La fuite face aux responsabilités : la foule échappe à un sentiment de responsabilité en s’en déchargeant sur un bouc émissaire (cette expression provient de la tradition suivante : chez les Hébreux, le bouc défilait dans les rues du village, le jour de la fête des expiations, chargé des pêchés d’Israël. La foule le lapidait). Dans la situation dramatique qui est celle des animaux, l’âne est une victime expiatoire toute trouvée. C’est le coupable sur lequel on se jette avec véhémence : il paie pour les autres. Le vers 55 « A ces mots on cria haro sur le baudet » marque un tournant dans le drame : le coupable est désigné. Le vers cité traduit, par le hiatus « cria haro » et la répétition des mêmes voyelles, « haro » reprenant les voyelles « a » et « o » de « à ces mots », la violence du déchaînement de la foule. Il est révélateur que la colère s’exprime par la désignation des « défauts » physiques de l’âne dont le poil est ras, défauts tout autant importants que le crime. Les vers 61 et 62, de manière elliptique, font entrevoir le dénouement tragique: "on le lui fit bien voir". C’est le dernier acte de la fable.
La Fontaine se montre donc pessimiste, mais il peint avec une lucidité remarquable ses contemporains. C’est la bêtise humaine qu’il peint, la mauvaise conscience qui ne s’avoue pas et qui, pour se libérer, trouve un coupable. Cette fable repose sur un retournement de situation absurde qui met en valeur l’ironie du fabuliste.La harangue du loup témoigne de la haine du groupe à l'égard du plus faible: le rythme ternaire "ce maudit animal/ce pelé, ce galeux d'où venait tout leur mal"+ le démonstratif "ce" en anaphore: l'âne est montré du doigt, désigné comme coupable.
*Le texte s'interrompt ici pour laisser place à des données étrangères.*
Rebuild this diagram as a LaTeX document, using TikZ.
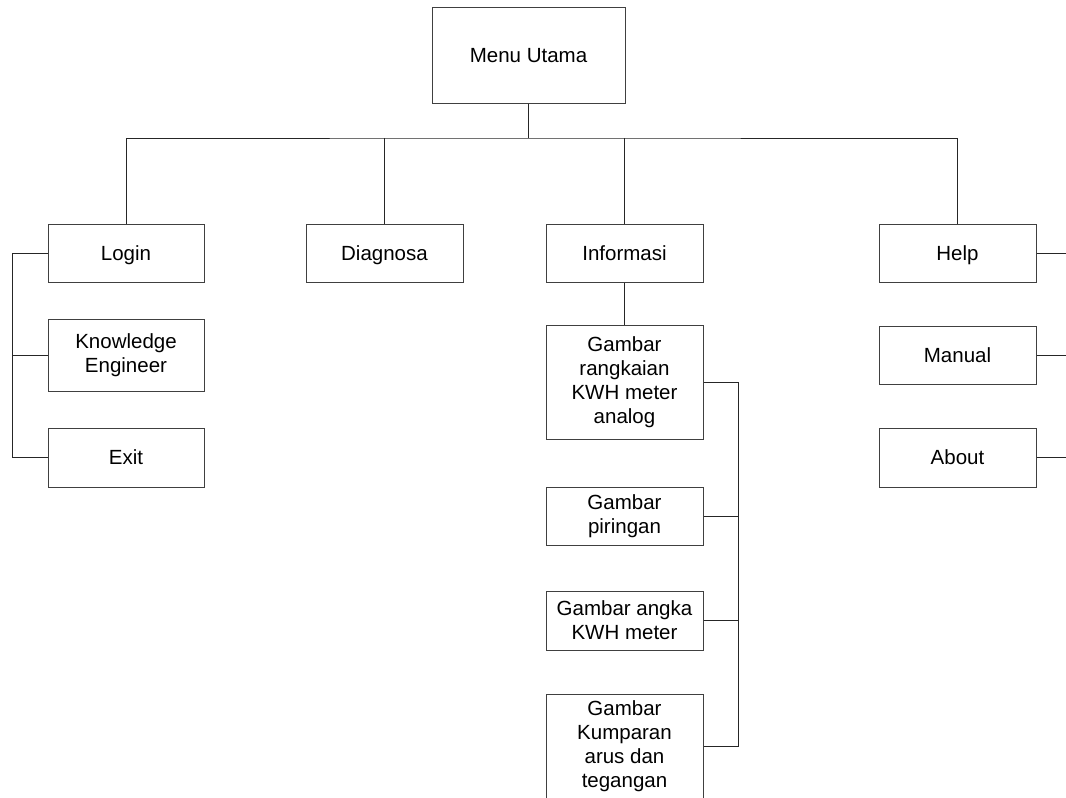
\documentclass[tikz,border=0pt]{standalone}
\usepackage{fontspec}
\setmainfont{Liberation Sans}
\begin{document}
\begin{tikzpicture}[x=1pt,y=-1pt,
  box/.style={draw=black!75, line width=1pt, fill=white, align=center, inner sep=0pt,
    font=\fontsize{20.5}{24.2}\selectfont},
  one/.style={text height=14.7pt, text depth=0pt},
  conn/.style={draw=black!85, line width=1pt}]
\clip (0,0) rectangle (1066,798);
% top
\node[box, one, minimum width=193pt, minimum height=96pt] (menu) at (528.5,55) {Menu Utama};
% level 1
\node[box, one, minimum width=156pt, minimum height=58pt] (login) at (126,253) {Login};
\node[box, one, minimum width=157pt, minimum height=58pt] (diag) at (384.5,253) {Diagnosa};
\node[box, one, minimum width=157pt, minimum height=58pt] (info) at (624.5,253) {Informasi};
\node[box, one, minimum width=157pt, minimum height=58pt] (help) at (957.5,253) {Help};
% login children
\node[box, minimum width=156pt, minimum height=72pt] (ke) at (126,355) {Knowledge\\Engineer};
\node[box, one, minimum width=156pt, minimum height=59pt] (exit) at (126,457.5) {Exit};
% help children
\node[box, one, minimum width=157pt, minimum height=58pt] (manual) at (957.5,355) {Manual};
\node[box, one, minimum width=157pt, minimum height=59pt] (about) at (957.5,457.5) {About};
% info children
\node[box, minimum width=157pt, minimum height=114pt] (g1) at (624.5,382) {Gambar\\rangkaian\\KWH meter\\analog};
\node[box, minimum width=157pt, minimum height=58pt] (g2) at (624.5,516) {Gambar\\piringan};
\node[box, minimum width=157pt, minimum height=59pt] (g3) at (624.5,620.5) {Gambar angka\\KWH meter};
\node[box, minimum width=157pt, minimum height=104pt] (g4) at (624.5,746) {Gambar\\Kumparan\\arus dan\\tegangan};
\coordinate (bus) at (528.5,138);
\coordinate (lb) at (12,0);
\coordinate (ib) at (738,0);
\coordinate (r1) at (1066,253);
\coordinate (r2) at (1066,355);
\coordinate (r3) at (1066,457.5);
% connectors
\draw[conn, line width=1.6pt] (menu.south) -- (bus);
\draw[conn] (login.north) |- (bus) -| (help.north);
\draw[conn] (diag.north) -- (diag.north |- bus);
\draw[conn] (info.north) -- (info.north |- bus);
\draw[conn] (info.south) -- (g1.north);
\draw[conn] (login.west) -| (lb |- exit.west) -- (exit.west);
\draw[conn] (ke.west) -- (lb |- ke.west);
\draw[conn] (g1.east) -| (ib |- g4.east) -- (g4.east);
\draw[conn] (g2.east) -- (ib |- g2.east);
\draw[conn] (g3.east) -- (ib |- g3.east);
\draw[conn] (help.east) -- (r1);
\draw[conn] (manual.east) -- (r2);
\draw[conn] (about.east) -- (r3);
\end{tikzpicture}
\end{document}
On relève enfin l' efficacité du discours indirect libre « manger l’herbe d’autrui ! quel crime abominable ! » avec opposition et exagération ; remarquable chiasme phonique : « sa peccadille fut jugée un cas pendable »
= Pour que les mots aient une efficacité, il faut avoir le pouvoir de les prononcer : le roi peut tout dire, mais… n’est-ce pas aussi le pouvoir de la fable de dénoncer l’injustice par un subtil jeu argumentatif et un agencement des discours qui laisse éclater toute l’ironie de l’auteur.